The Holy Spirit will always and only lead us to embrace the truth. The more deeply we are able to tell Him, "I don't care what the truth is or what it costs; I want You" then the easier time He will have in leading us.
False beliefs, lies about the image of God or His will for us, can in fact twine themselves so closely around good things that we cannot see them. We simply cannot save ourselves. We will have blind spots. Such a blind spot I encountered in January.
And I found that I was fighting against God's faith in me. Wow. That almost sounds audacious. I was trying to believe that needed me to be restrained, like by law, like a criminal in handcuffs, like a woman in a burqa, like the toughest Bill Gothard devotee. This was all humming at a level far below my conscious thought. But when I had the experience of going to confession, and then coming across that one line in the Catechism as directed by my penace, I encountered the living power of God.

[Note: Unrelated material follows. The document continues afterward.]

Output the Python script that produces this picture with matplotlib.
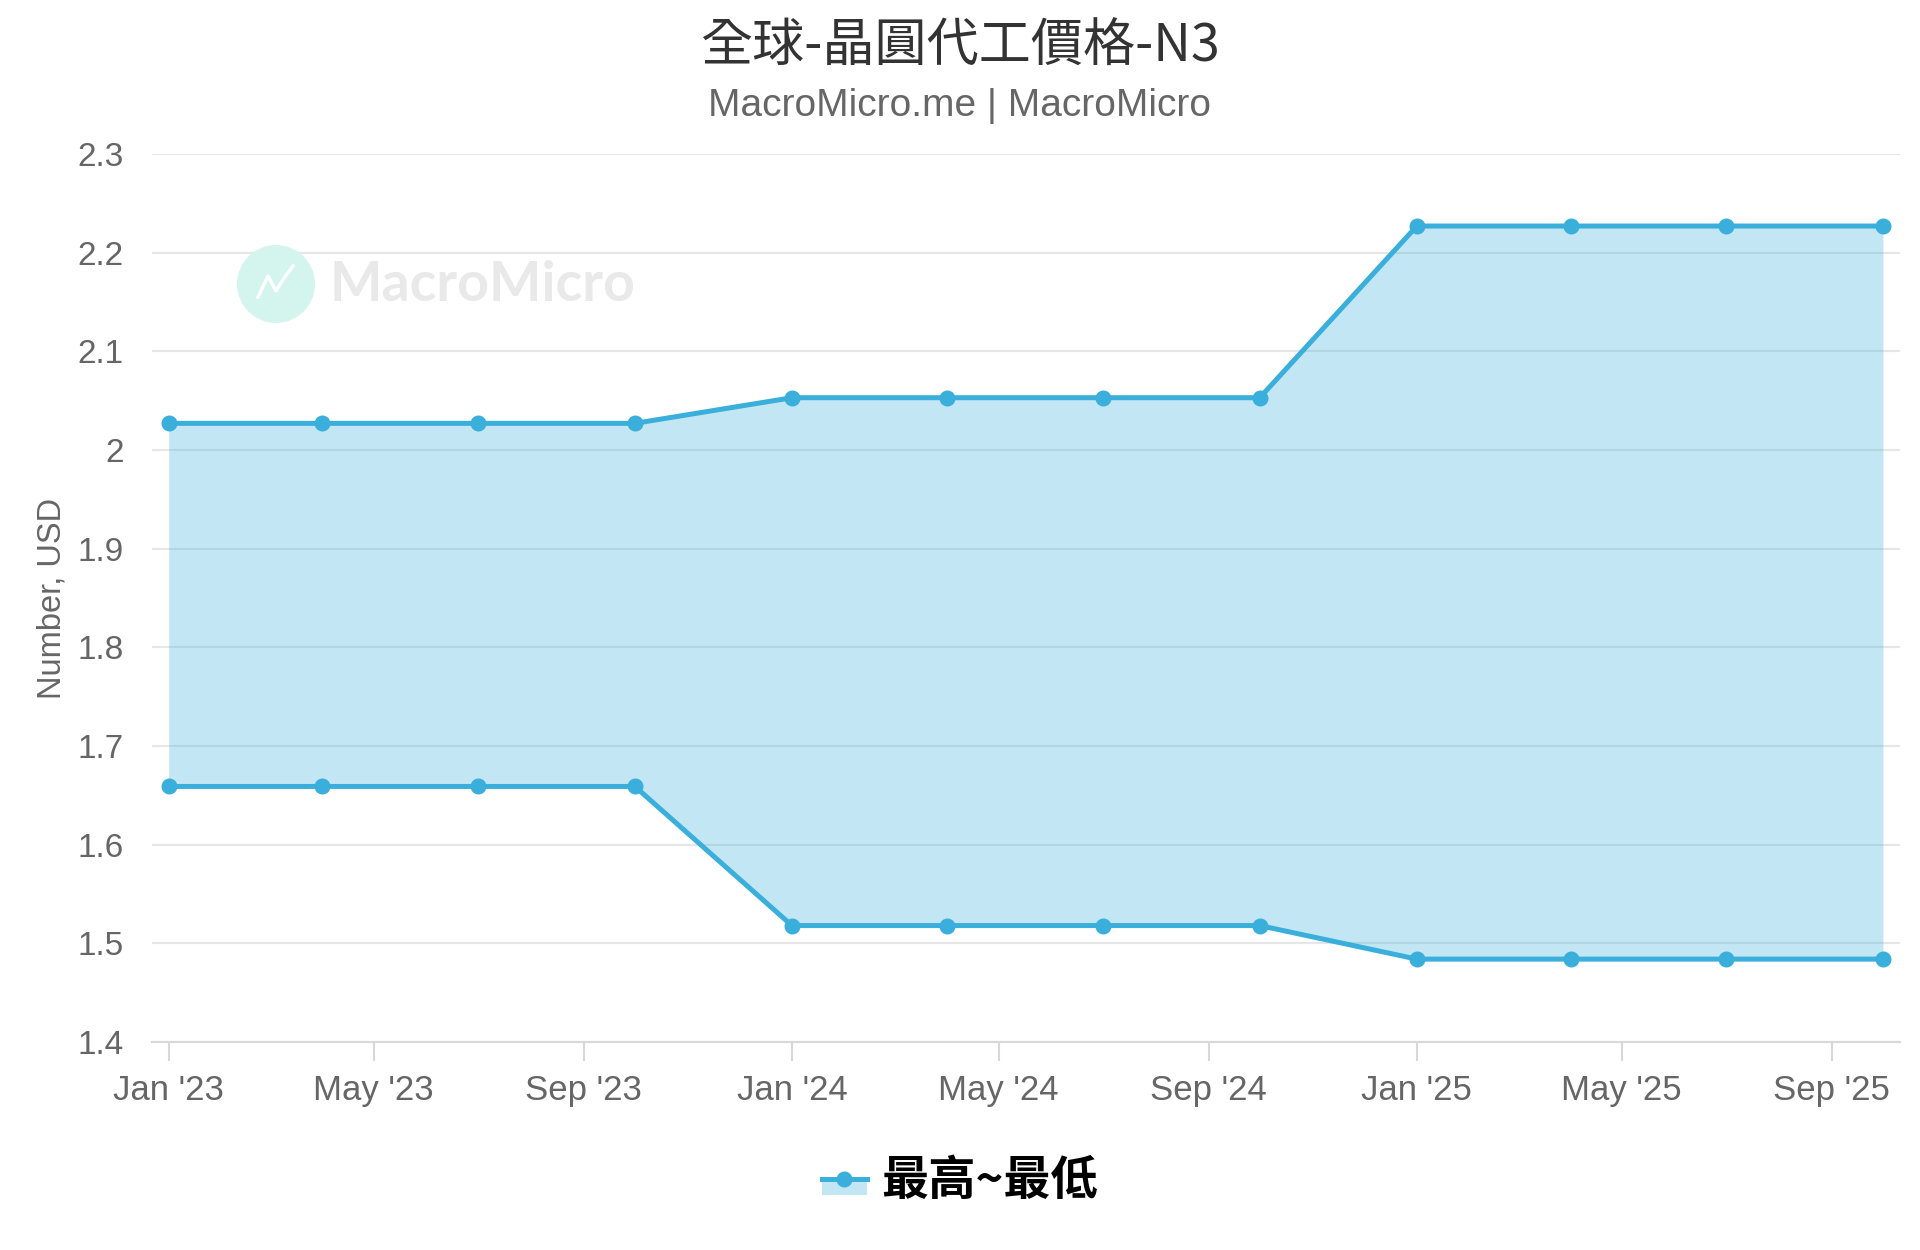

BAM! "God does not want to impose the good, but wants free beings."
In other words, faith has come. You are a son [daughter] of God by faith in Christ Jesus. To the core. Or at least to the deeper core than yesterday.
The battle was what I was trying to do because I believed it was my Christian duty, my Christian battle even, vs what the Holy Spirit wanted for me.
And as I intuited then, that exchange has brought tremendous peace, happiness, stability, certainty, and freedom to my heart. And has stripped away so much overgrowth of "should," or self-imposed obligation, that I didn't even realize I had.
I remember writing to a friend in the 80s that my life on the outside always looks about the same, but inside, my life is like a three ring circus. I've realized that is because God calls me to be a contemplative, and He's been wrecking and building and renovating and designing in me for years. It is actually an exciting, adventurous life.